Like most foodborne illnesses, people most at risk for complications are pregnant women, people with weakened immune systems, young children and the elderly.

How do I avoid getting sick

Food safety tip

For shellfish in the shell, either a) boil until the shells open and continue boiling for 5 more minutes, or b) steam until the shells open and then continue cooking for 9 more minutes. Do not eat those shellfish that do not open during cooking. Boil shucked oysters at least 3 minutes, or fry them in oil for at least 10 minutes at 375°F (190°C), while keeping the pieces well separated.

Foods contaminated with Vibrio species, look, smell and taste normal. These tips will help protect you and your family from infection with Vibrio species:

  • Drink water from a safe (treated or boiled) water supply.
  • Buy shellfish from reputable suppliers.
  • Cook shellfish thoroughly before eating, especially oysters. Do not eat raw shellfish.
  • Cook food to a safe internal temperature and use a digital thermometer to check.
  • Eat shellfish right away after cooking and refrigerate leftovers.
  • Always keep raw and cooked shellfish separate.
  • Avoid taking antacids prior to eating oysters, or other seafood, as reduced stomach acid may favour the survival and growth of Vibrio species.
  • When travelling to developing countries, drink water from a safe (treated or boiled) source. Eat only cooked hot food. Eat only fruit that can be peeled.
  • Always wash your hands for 20 seconds with soap after using the bathroom.
  • Avoid exposing open wounds or broken skin to warm salt or brackish water, or to raw shellfish. Wear protective clothing (like gloves) when handling raw shellfish.
  • Wash your hands well with soap before handling any food. Be sure to wash your hands, cutting boards, counters, knives and other utensils after preparing raw foods.

These safe food practices will reduce your risk of getting sick from vibrios and other foodborne illnesses.

What does the Government do to protect me?

In Canada, several government organizations work together every day to keep your food safe:

  • Health Canada prepares and develops food safety standards and policies using science-based surveillance and monitoring of seafoods, harvested and sold in Canada, to help minimize the risk of foodborne illnesses.
  • The Canadian Food Inspection Agency (CFIA) enforces these policies and standards and carries out inspections to make sure the food industry meets its food safety responsibilities. The CFIA works with Health Canada to make sure that foodborne illness is detected early and warnings go out to the public quickly.
  • The Public Health Agency of Canada studies the incidence and causes of diseases in Canada, conducts outbreak surveillance, and coordinates outbreak response.

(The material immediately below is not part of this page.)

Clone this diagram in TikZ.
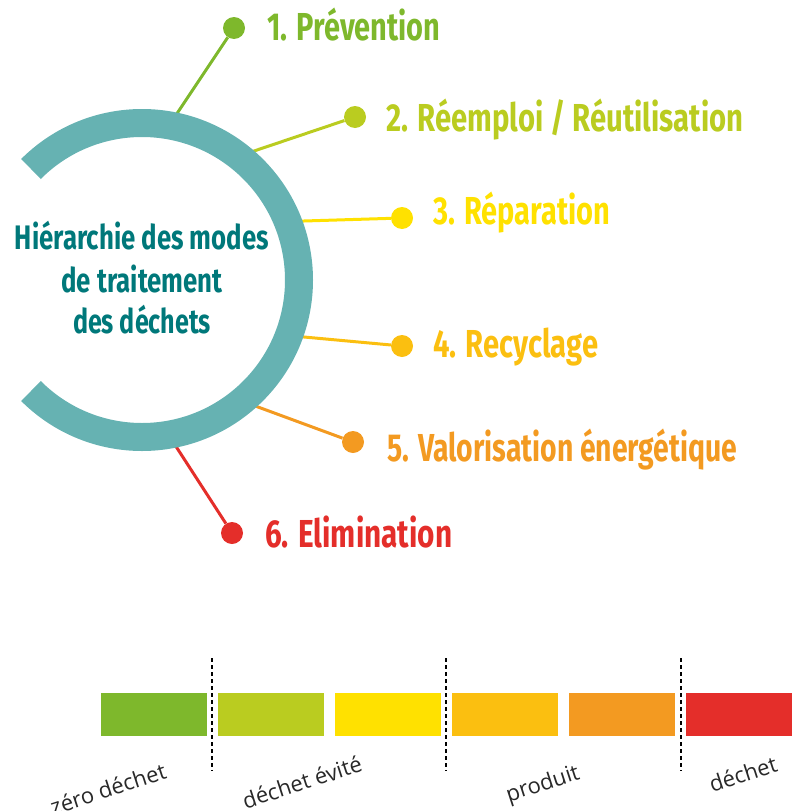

The Government of Canada works very hard to protect your health and safety:

  • We are carrying out a five-year Food and Consumer Safety Action Plan, to strengthen and modernize Canada's safety system and make sure you can have confidence in the quality and safety of the food, health and consumer products you buy.
  • We are investing in Canada's food safety system by enhancing food safety in areas such as prevention, early detection, active surveillance and effective response and communication with Canadians.
  • We support and participate in public awareness campaigns about safe food practices, like the Canadian Partnership for Consumer Food Safety Education's Be Food Safe program, which encourages Canadian consumers to think of food safety at every step of the food handling process, from shopping for groceries to re-heating leftovers.